When you break the dry ice into small pieces it starts to make a cloud of carbon dioxide. But unlike smoke from a candle or fire, the dry ice smoke doesn’t float. Instead, it settles onto the ground or, in this case, on top of the dry ice. Why is that? The smoke is actually a combination of carbon dioxide gas and water vapor.
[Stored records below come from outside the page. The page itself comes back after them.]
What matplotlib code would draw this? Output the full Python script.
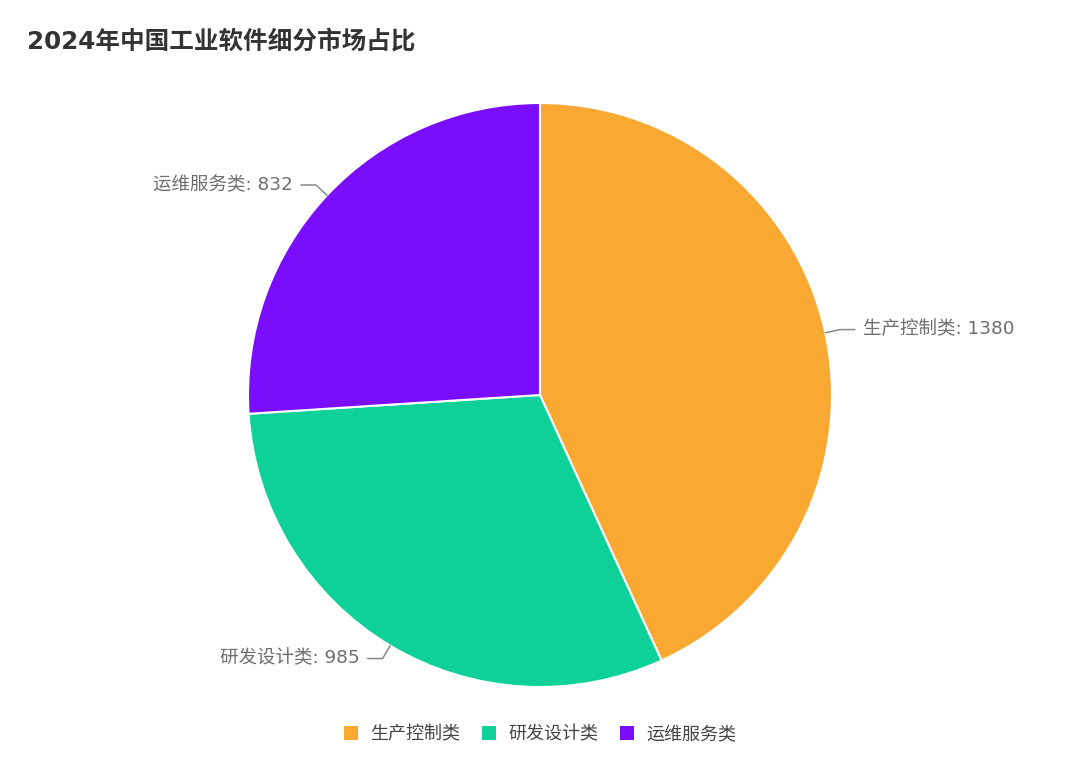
import numpy as np
import matplotlib.pyplot as plt
from matplotlib.patches import Rectangle

plt.rcParams['font.family'] = ['DejaVu Sans', 'Noto Sans CJK SC']

title = "2024年中国工业软件细分市场占比"
categories = ["生产控制类", "研发设计类", "运维服务类"]
values = [1380, 985, 832]
colors = ["#F9A832", "#0DD199", "#7A0EFC"]

W, H = 1080, 771
fig = plt.figure(figsize=(W / 100, H / 100), dpi=100)
fig.patch.set_facecolor("white")

# pie centre (540, 395), radius 292 px
cx, cy, r = 540, 395, 292
ax = fig.add_axes([(cx - r) / W, (H - cy - r) / H, 2 * r / W, 2 * r / H])

wedges, _ = ax.pie(
    values,
    colors=colors,
    startangle=90,
    counterclock=False,
    radius=1,
    wedgeprops=dict(edgecolor="white", linewidth=1.5, joinstyle="round"),
)
ax.set_xlim(-1, 1)
ax.set_ylim(-1, 1)
ax.set_aspect("equal")
ax.axis("off")

# labels with leader lines
seg1 = 15 / r
seg2 = 15 / r
gap = 8 / r
for w, name, v in zip(wedges, categories, values):
    ang = np.deg2rad((w.theta1 + w.theta2) / 2)
    x0, y0 = np.cos(ang), np.sin(ang)
    x1, y1 = (1 + seg1) * x0, (1 + seg1) * y0
    side = 1 if x0 >= 0 else -1
    x2 = x1 + side * seg2
    ax.plot([x0, x1, x2], [y0, y1, y1], color="#888888", lw=1.1,
            clip_on=False, solid_capstyle="round")
    ax.text(x2 + side * gap, y1, f"{name}: {v}", fontsize=13.3,
            color="#6E6E6E", ha="left" if side > 0 else "right",
            va="center", clip_on=False)

fig.text(27 / W, 1 - 42 / H, title, fontsize=17.7, fontweight="bold",
         color="#333333", ha="left", va="center")

handles = [Rectangle((0, 0), 1, 1, facecolor=c, edgecolor="none") for c in colors]
fig.legend(handles, categories, loc="center", bbox_to_anchor=(0.5, 1 - 734 / H),
           ncol=3, frameon=False, fontsize=13, handlelength=0.78,
           handleheight=0.78, handletextpad=0.67, columnspacing=1.2,
           labelcolor="#444444")

fig.savefig("out.png", dpi=100, facecolor="white")
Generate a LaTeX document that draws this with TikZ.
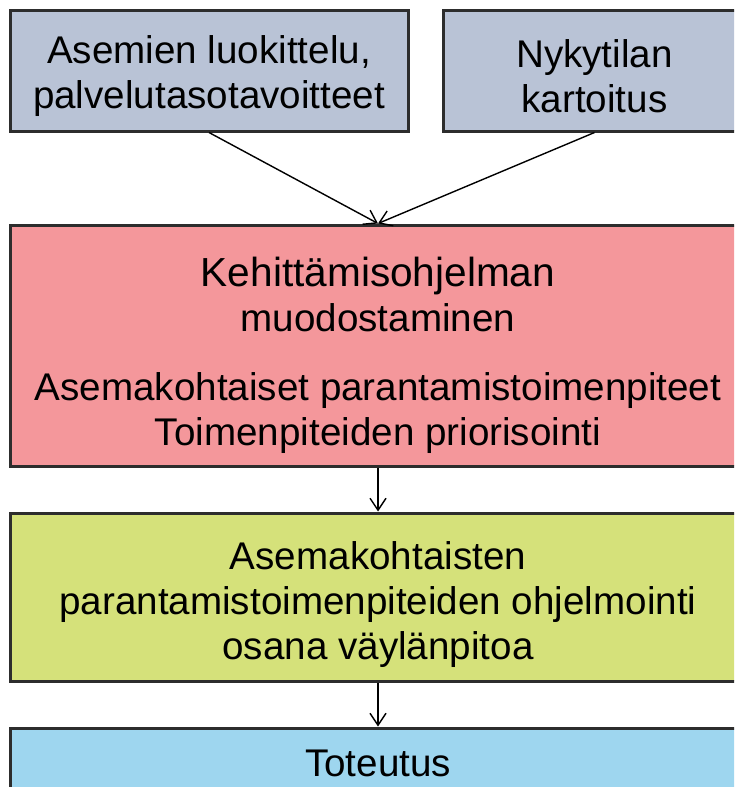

Dry ice smoke is heavier than the air around it, so it sinks in the air rather than rising. This explains why the bubbles float on top of the dry ice smoke. The air exhaled into the bubble is less dense than the gases comprising the dry ice smoke, but slightly heavier than the air surrounding the bubble. So although the bubbles don’t float in the air, they do float on the heavier dry ice smoke.



Handling Dry Ice
Due to its extremely cold temperature (-78.5oC, or -109.3oF), dry ice can cause damage to the skin if handled. Use tongs or insulating gloves when handling dry ice. It is also important when crushing or grinding the solid not to get any of the dust into your eyes. Wear protective goggles.


Storing and Transporting Dry Ice
Dry ice continuously sublimates as heat enters it from its surroundings. The CO2 gas that evolves must be vented from the container. Do not seal dry ice into a container except as detailed below, because an explosive bursting of the container can result. A Styrofoam (polystyrene foam) ice chest with a loose fitting lid makes a good container for transporting dry ice.